簡單問了問情況,他立刻讓宋執把人送到壯壯那裏。

壯壯可是玩蛇蟲鼠蟻的行家。

宋執一拍腦門,靠,自己腦子壞掉了嗎?

怎麽忘了這丫頭!

立刻朝著大嘴點頭。

大嘴炸了炸毛,拎起兩人就飛了起來,“抓緊了,別把你媳婦掉地上!”

眾人隻見到一大團陰影從頭上掠過,兩人一鳥已經飛到山上去了。

幾個小道童忍不住心底裏羨慕,哎,我們也好想飛飛看啊~

張琦真見其他人沒注意,忍不住伸著脖子看了看師兄紅腫起來的左臉。

好清晰的巴掌印啊。

他清了清嗓子,壓低聲音說,“師哥,你這是……開竅了?”

齊若蘭一臉嚴肅,“別胡說。”

張琦真撓了撓頭發,“哥,別的不說,這秦淺你可別惹,她男朋友不好惹,她更不好惹。

你大好前程,又是萬人迷的帥哥模樣,想要個啥樣的媳婦不行?

基地裏不知道多少姑娘排著隊倒貼也想嫁你呢。

你可不能插足人家的感情,做那種知三當三的事情,師父也不會同意的。”

張琦真為人耿直,從不會因為對方是自己的親朋好友,就幫親不幫理。

有話直接說,有錯誤直接指出。

話不好聽,可是道理卻是真實的。

齊若蘭猛地心梗,他被說中了心中的禁忌和愧疚,狠狠瞪了師弟一眼。

邁開腿上了岸。

“我這一生不打算娶妻,師弟莫要再胡言。”

“是。”

張琦真點了點頭,沒再繼續逗惹師兄。

他知道師兄身上承擔著什麽,更知道師兄心裏的苦。

師父對他的批語是:事事難成事事成,情關難過過情關。

他這一生千難萬難,無論是修行還是情愛都是他的劫難。

可是隻要過了關,就是一片坦途,彈指飛升。

宋執將秦淺送到了壯壯那裏,壯壯看見傷口,有點為難地摸摸下巴。

“怎麽?很難治療嗎?”宋執皺起眉頭。

壯壯說,“不難,隻是我如果知道是什麽蛇咬的,會更方便一些。

根據她這個症狀去反推,我能推斷出來至少20多種蛇毒,可是如果不能確定種類,也就意味著要盲醫啞治。

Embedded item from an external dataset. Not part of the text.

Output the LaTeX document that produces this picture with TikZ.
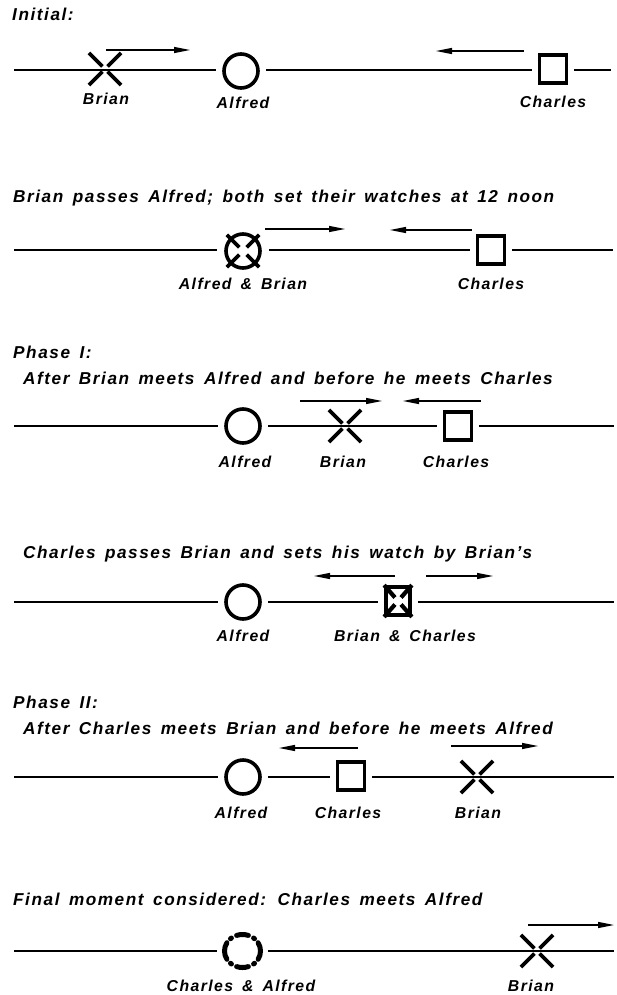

你知道的,如果治療上稍微行差踏錯,說不定就會招來不可以想象的後果。”

宋執的心狠狠地沉了下去,“那就沒辦法了麽?”

“有辦法,我可以用她身上的毒血挨個嚐試,但是時間太久,她能不能撐得住,就難說了。”

壯壯蹲在地上,焦急地抓著頭發,有些狂躁。

秦淺是她的好朋友,是她的小金庫,也是懂她文學作品的知己。

她很喜歡她,無論怎樣,她都要救她!

“如果有抗蛇毒血清就好了。”壯壯歎氣,“最起碼可以讓她的情況不繼續惡化。”

“她空間裏有,可是她現在在昏迷當中。”宋執紅著眼圈,惱恨自己的無用。

什麽都幫不到她!

如果可以,他替她去死行不行?

腦海中一時思緒紛紛,可是秦淺還躺在這裏,誰都能亂,他不行。

宋執狠狠咬穿自己的舌頭,用劇痛逼著自己迅速冷靜下來,他站起身說,“大嘴,我們去那湖水附近把所有的蛇都給抓回來。”

這是他能想到的唯一辦法了。

大嘴立刻點頭,“好,咱這就去!”

兩人剛想起身,就見門口衝進來兩個人。

下一秒,啪嗒啪嗒啪嗒。

幾個濕濕涼涼的東西被甩在了地上。

來人一抹臉上的水,說,“這是湖裏所有品種的蛇,每樣一條,我自小生長在此,我知道的。”

是齊若蘭和張琦真。

倆人都是全身濕淋淋的,張琦真腦袋上還掛著一根水草,齊若蘭衣襟上趴著一直五彩斑斕的變異河蟹……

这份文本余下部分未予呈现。